• [Directions for this task]: Copy all the entries below exactly, but not the pictures.

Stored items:

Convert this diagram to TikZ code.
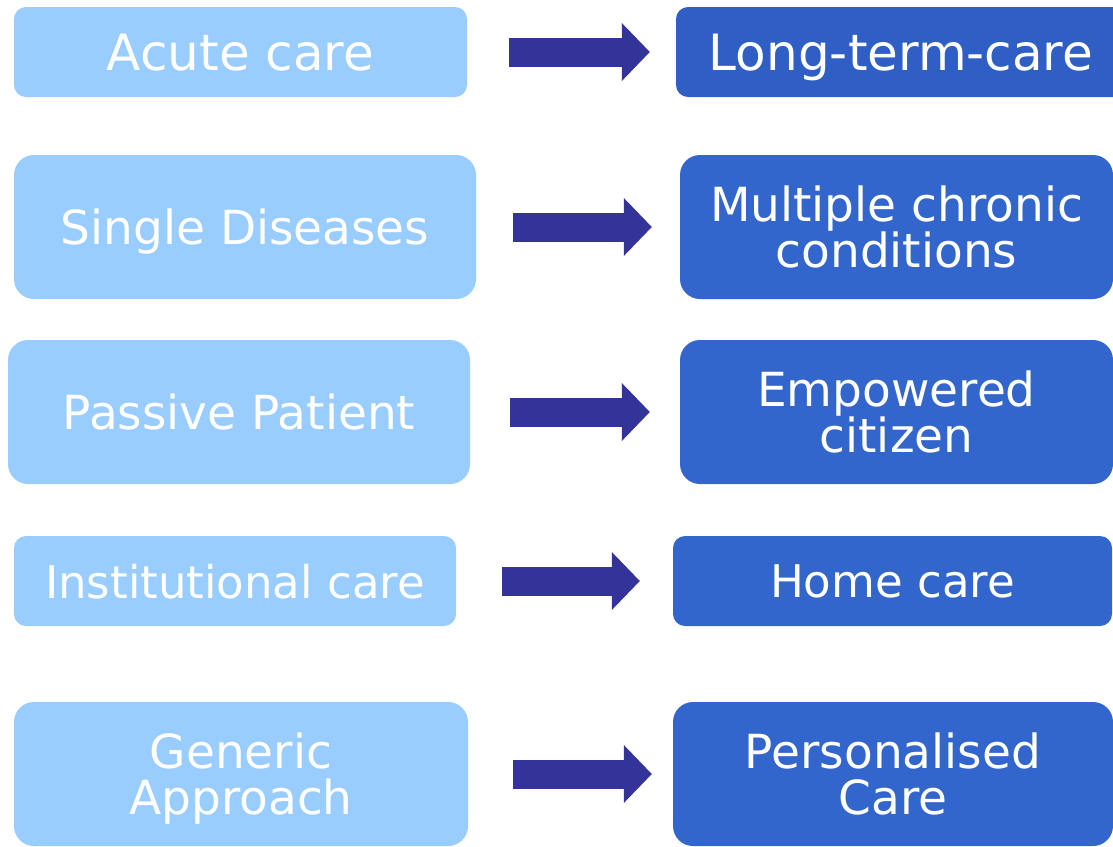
\documentclass[tikz,border=0pt]{standalone}
\usepackage{fontspec}
\setmainfont{DejaVu Sans}
\usetikzlibrary{arrows.meta}

\definecolor{paleblue}{HTML}{99CCFF}
\definecolor{deepblue}{HTML}{3366CC}
\definecolor{darkdeepblue}{HTML}{2F5FC4}
\definecolor{shiftblue}{HTML}{333399}

\begin{document}
\begin{tikzpicture}[x=1pt, y=-1pt,
		oldbox/.style = {fill=paleblue, text=white, align=center, inner sep=0pt,
			rounded corners=12pt, text depth=0pt, font=\fontsize{47}{46}\selectfont},
		newbox/.style = {oldbox, fill=deepblue},
		tallbox/.style = {rounded corners=20pt, minimum height=144pt},
		flatbox/.style = {minimum height=90pt},
		shiftarrow/.style = {shiftblue, line width=29pt,
			-{Triangle[length=28pt, width=58pt, line width=0pt]}}]
		
		\fill[white] (0,0) rectangle (1113,846);
		\clip (0,0) rectangle (1113,846);
		
		% from (left) ...
		\node[oldbox, flatbox, minimum width=453pt, font=\fontsize{50}{50}\selectfont] (acute) at (240.5,52) {Acute care};
		\node[oldbox, tallbox, minimum width=462pt] (single) at (245,227) {Single Diseases};
		\node[oldbox, tallbox, minimum width=462pt] (passive) at (239,412) {Passive Patient};
		\node[oldbox, flatbox, minimum width=442pt, font=\fontsize{45}{45}\selectfont] (institutional) at (235,581) {Institutional care};
		\node[oldbox, tallbox, minimum width=454pt] (generic) at (241,774) {Generic\\Approach};
		
		% ... to (right)
		\node[newbox, flatbox, fill=darkdeepblue, minimum width=450pt, font=\fontsize{50}{50}\selectfont] (longterm) at (901,52) {Long-term-care};
		\node[newbox, tallbox, minimum width=433pt] (multiple) at (896.5,227) {Multiple chronic\\conditions};
		\node[newbox, tallbox, minimum width=433pt] (empowered) at (896.5,412) {Empowered\\citizen};
		\node[newbox, flatbox, minimum width=439pt, font=\fontsize{45}{45}\selectfont] (home) at (892.5,581) {Home care};
		\node[newbox, tallbox, minimum width=440pt] (personalised) at (893,774) {Personalised\\Care};
		
		\draw[shiftarrow, shorten <=42pt, shorten >=26pt] (acute) -- (longterm);
		\draw[shiftarrow, shorten <=37pt, shorten >=28pt] (single) -- (multiple);
		\draw[shiftarrow, shorten <=40pt, shorten >=30pt] (passive) -- (empowered);
		\draw[shiftarrow, shorten <=46pt, shorten >=33pt] (institutional) -- (home);
		\draw[shiftarrow, shorten <=45pt, shorten >=21pt] (generic) -- (personalised);
	\end{tikzpicture}
\end{document}
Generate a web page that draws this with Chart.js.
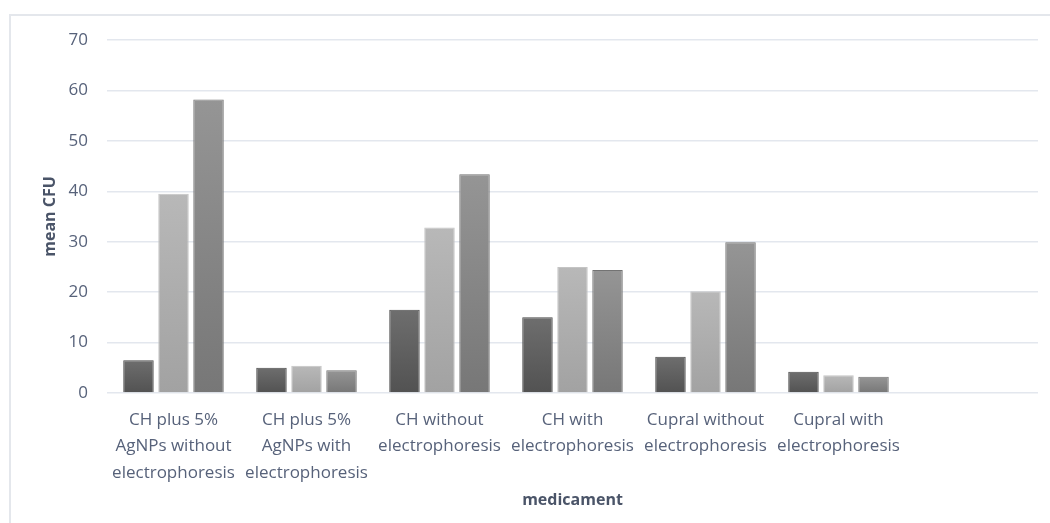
<!DOCTYPE html>
<html>
<head>
<meta charset="utf-8">
<script src="https://cdn.jsdelivr.net/npm/chart.js@4.4.1/dist/chart.umd.min.js"></script>
<style>
  html, body { margin: 0; padding: 0; background: #ffffff; }
  #wrap { width: 1050px; height: 523px; position: relative; }
</style>
</head>
<body>
<div id="wrap"><canvas id="c" width="1050" height="523"></canvas></div>
<script>
const categories = [
  ["CH plus 5%", "AgNPs without", "electrophoresis"],
  ["CH plus 5%", "AgNPs with", "electrophoresis"],
  ["CH without", "electrophoresis"],
  ["CH with", "electrophoresis"],
  ["Cupral without", "electrophoresis"],
  ["Cupral with", "electrophoresis"],
  ""
];
const series1 = [6.5, 5.0, 16.5, 15.0, 7.2, 4.2, null];
const series2 = [39.5, 5.4, 32.8, 25.0, 20.2, 3.5, null];
const series3 = [58.2, 4.5, 43.4, 24.4, 29.9, 3.2, null];
const yTicks = [0, 10, 20, 30, 40, 50, 60, 70];

const FONT = "'Open Sans', 'DejaVu Sans', sans-serif";
const TICK_COLOR = "#57627a";
const TITLE_COLOR = "#4a5468";

function barGradient(top, bottom) {
  return function (ctx) {
    const chart = ctx.chart;
    if (!chart.chartArea || ctx.type !== 'data') return bottom;
    const v = ctx.raw;
    if (v == null) return bottom;
    const ys = chart.scales.y;
    const y0 = ys.getPixelForValue(0);
    const y1 = ys.getPixelForValue(v);
    const g = chart.ctx.createLinearGradient(0, y1, 0, y0);
    g.addColorStop(0, top);
    g.addColorStop(1, bottom);
    return g;
  };
}

const framePlugin = {
  id: 'frame',
  beforeDraw(chart) {
    const c = chart.ctx;
    c.save();
    c.fillStyle = '#ffffff';
    c.fillRect(0, 0, chart.width, chart.height);
    c.strokeStyle = '#e4e7ec';
    c.lineWidth = 2;
    c.beginPath();
    c.moveTo(10, 530);
    c.lineTo(10, 15);
    c.lineTo(1060, 15);
    c.stroke();
    c.restore();
  }
};

new Chart(document.getElementById('c'), {
  type: 'bar',
  data: {
    labels: categories,
    datasets: [
      { label: 'A', data: series1, backgroundColor: barGradient('#6e6e6e', '#525252'), borderColor: '#4a4a4a', borderWidth: 1 },
      { label: 'B', data: series2, backgroundColor: barGradient('#b8b8b8', '#a2a2a2'), borderColor: '#c4c4c4', borderWidth: 1 },
      { label: 'C', data: series3, backgroundColor: barGradient('#959595', '#777777'), borderColor: '#737373', borderWidth: 1 }
    ]
  },
  options: {
    responsive: false,
    animation: false,
    devicePixelRatio: 1,
    layout: { padding: { left: 0, right: 12, top: 40, bottom: 0 } },
    datasets: { bar: { categoryPercentage: 0.79, barPercentage: 0.87 } },
    plugins: {
      legend: { display: false },
      tooltip: { enabled: false },
      title: { display: false }
    },
    scales: {
      x: {
        grid: { display: false, drawTicks: false, drawOnChartArea: false },
        border: { display: false },
        ticks: {
          color: TICK_COLOR,
          font: { family: FONT, size: 17, lineHeight: 1.55 },
          padding: 14,
          maxRotation: 0,
          autoSkip: false
        },
        title: {
          display: true,
          text: 'medicament',
          color: TITLE_COLOR,
          font: { family: FONT, size: 16, weight: 'bold' },
          padding: { top: 0, bottom: 13 }
        },
        afterFit(scale) { scale.height = 130; }
      },
      y: {
        min: 0,
        max: 70,
        afterBuildTicks(scale) { scale.ticks = yTicks.map(v => ({ value: v })); },
        grid: { color: '#e3e7ee', lineWidth: 1.5, drawTicks: false },
        border: { display: false },
        ticks: {
          color: TICK_COLOR,
          font: { family: FONT, size: 17 },
          padding: 19
        },
        title: {
          display: true,
          text: 'mean CFU',
          color: TITLE_COLOR,
          font: { family: FONT, size: 16, weight: 'bold' },
          padding: { top: 41, bottom: 0 }
        },
        afterFit(scale) { scale.width = 107; }
      }
    }
  },
  plugins: [framePlugin]
});
</script>
</body>
</html>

• [Complete answer]:
Convert this diagram to TikZ code.
\documentclass[tikz,border=0pt]{standalone}
\usepackage{fontspec}
\setmainfont{DejaVu Sans}
\usetikzlibrary{arrows.meta}

\definecolor{paleblue}{HTML}{99CCFF}
\definecolor{deepblue}{HTML}{3366CC}
\definecolor{darkdeepblue}{HTML}{2F5FC4}
\definecolor{shiftblue}{HTML}{333399}

\begin{document}
\begin{tikzpicture}[x=1pt, y=-1pt,
		oldbox/.style = {fill=paleblue, text=white, align=center, inner sep=0pt,
			rounded corners=12pt, text depth=0pt, font=\fontsize{47}{46}\selectfont},
		newbox/.style = {oldbox, fill=deepblue},
		tallbox/.style = {rounded corners=20pt, minimum height=144pt},
		flatbox/.style = {minimum height=90pt},
		shiftarrow/.style = {shiftblue, line width=29pt,
			-{Triangle[length=28pt, width=58pt, line width=0pt]}}]
		
		\fill[white] (0,0) rectangle (1113,846);
		\clip (0,0) rectangle (1113,846);
		
		% from (left) ...
		\node[oldbox, flatbox, minimum width=453pt, font=\fontsize{50}{50}\selectfont] (acute) at (240.5,52) {Acute care};
		\node[oldbox, tallbox, minimum width=462pt] (single) at (245,227) {Single Diseases};
		\node[oldbox, tallbox, minimum width=462pt] (passive) at (239,412) {Passive Patient};
		\node[oldbox, flatbox, minimum width=442pt, font=\fontsize{45}{45}\selectfont] (institutional) at (235,581) {Institutional care};
		\node[oldbox, tallbox, minimum width=454pt] (generic) at (241,774) {Generic\\Approach};
		
		% ... to (right)
		\node[newbox, flatbox, fill=darkdeepblue, minimum width=450pt, font=\fontsize{50}{50}\selectfont] (longterm) at (901,52) {Long-term-care};
		\node[newbox, tallbox, minimum width=433pt] (multiple) at (896.5,227) {Multiple chronic\\conditions};
		\node[newbox, tallbox, minimum width=433pt] (empowered) at (896.5,412) {Empowered\\citizen};
		\node[newbox, flatbox, minimum width=439pt, font=\fontsize{45}{45}\selectfont] (home) at (892.5,581) {Home care};
		\node[newbox, tallbox, minimum width=440pt] (personalised) at (893,774) {Personalised\\Care};
		
		\draw[shiftarrow, shorten <=42pt, shorten >=26pt] (acute) -- (longterm);
		\draw[shiftarrow, shorten <=37pt, shorten >=28pt] (single) -- (multiple);
		\draw[shiftarrow, shorten <=40pt, shorten >=30pt] (passive) -- (empowered);
		\draw[shiftarrow, shorten <=46pt, shorten >=33pt] (institutional) -- (home);
		\draw[shiftarrow, shorten <=45pt, shorten >=21pt] (generic) -- (personalised);
	\end{tikzpicture}
\end{document}
Generate a web page that draws this with Chart.js.
<!DOCTYPE html>
<html>
<head>
<meta charset="utf-8">
<script src="https://cdn.jsdelivr.net/npm/chart.js@4.4.1/dist/chart.umd.min.js"></script>
<style>
  html, body { margin: 0; padding: 0; background: #ffffff; }
  #wrap { width: 1050px; height: 523px; position: relative; }
</style>
</head>
<body>
<div id="wrap"><canvas id="c" width="1050" height="523"></canvas></div>
<script>
const categories = [
  ["CH plus 5%", "AgNPs without", "electrophoresis"],
  ["CH plus 5%", "AgNPs with", "electrophoresis"],
  ["CH without", "electrophoresis"],
  ["CH with", "electrophoresis"],
  ["Cupral without", "electrophoresis"],
  ["Cupral with", "electrophoresis"],
  ""
];
const series1 = [6.5, 5.0, 16.5, 15.0, 7.2, 4.2, null];
const series2 = [39.5, 5.4, 32.8, 25.0, 20.2, 3.5, null];
const series3 = [58.2, 4.5, 43.4, 24.4, 29.9, 3.2, null];
const yTicks = [0, 10, 20, 30, 40, 50, 60, 70];

const FONT = "'Open Sans', 'DejaVu Sans', sans-serif";
const TICK_COLOR = "#57627a";
const TITLE_COLOR = "#4a5468";

function barGradient(top, bottom) {
  return function (ctx) {
    const chart = ctx.chart;
    if (!chart.chartArea || ctx.type !== 'data') return bottom;
    const v = ctx.raw;
    if (v == null) return bottom;
    const ys = chart.scales.y;
    const y0 = ys.getPixelForValue(0);
    const y1 = ys.getPixelForValue(v);
    const g = chart.ctx.createLinearGradient(0, y1, 0, y0);
    g.addColorStop(0, top);
    g.addColorStop(1, bottom);
    return g;
  };
}

const framePlugin = {
  id: 'frame',
  beforeDraw(chart) {
    const c = chart.ctx;
    c.save();
    c.fillStyle = '#ffffff';
    c.fillRect(0, 0, chart.width, chart.height);
    c.strokeStyle = '#e4e7ec';
    c.lineWidth = 2;
    c.beginPath();
    c.moveTo(10, 530);
    c.lineTo(10, 15);
    c.lineTo(1060, 15);
    c.stroke();
    c.restore();
  }
};

new Chart(document.getElementById('c'), {
  type: 'bar',
  data: {
    labels: categories,
    datasets: [
      { label: 'A', data: series1, backgroundColor: barGradient('#6e6e6e', '#525252'), borderColor: '#4a4a4a', borderWidth: 1 },
      { label: 'B', data: series2, backgroundColor: barGradient('#b8b8b8', '#a2a2a2'), borderColor: '#c4c4c4', borderWidth: 1 },
      { label: 'C', data: series3, backgroundColor: barGradient('#959595', '#777777'), borderColor: '#737373', borderWidth: 1 }
    ]
  },
  options: {
    responsive: false,
    animation: false,
    devicePixelRatio: 1,
    layout: { padding: { left: 0, right: 12, top: 40, bottom: 0 } },
    datasets: { bar: { categoryPercentage: 0.79, barPercentage: 0.87 } },
    plugins: {
      legend: { display: false },
      tooltip: { enabled: false },
      title: { display: false }
    },
    scales: {
      x: {
        grid: { display: false, drawTicks: false, drawOnChartArea: false },
        border: { display: false },
        ticks: {
          color: TICK_COLOR,
          font: { family: FONT, size: 17, lineHeight: 1.55 },
          padding: 14,
          maxRotation: 0,
          autoSkip: false
        },
        title: {
          display: true,
          text: 'medicament',
          color: TITLE_COLOR,
          font: { family: FONT, size: 16, weight: 'bold' },
          padding: { top: 0, bottom: 13 }
        },
        afterFit(scale) { scale.height = 130; }
      },
      y: {
        min: 0,
        max: 70,
        afterBuildTicks(scale) { scale.ticks = yTicks.map(v => ({ value: v })); },
        grid: { color: '#e3e7ee', lineWidth: 1.5, drawTicks: false },
        border: { display: false },
        ticks: {
          color: TICK_COLOR,
          font: { family: FONT, size: 17 },
          padding: 19
        },
        title: {
          display: true,
          text: 'mean CFU',
          color: TITLE_COLOR,
          font: { family: FONT, size: 16, weight: 'bold' },
          padding: { top: 41, bottom: 0 }
        },
        afterFit(scale) { scale.width = 107; }
      }
    }
  },
  plugins: [framePlugin]
});
</script>
</body>
</html>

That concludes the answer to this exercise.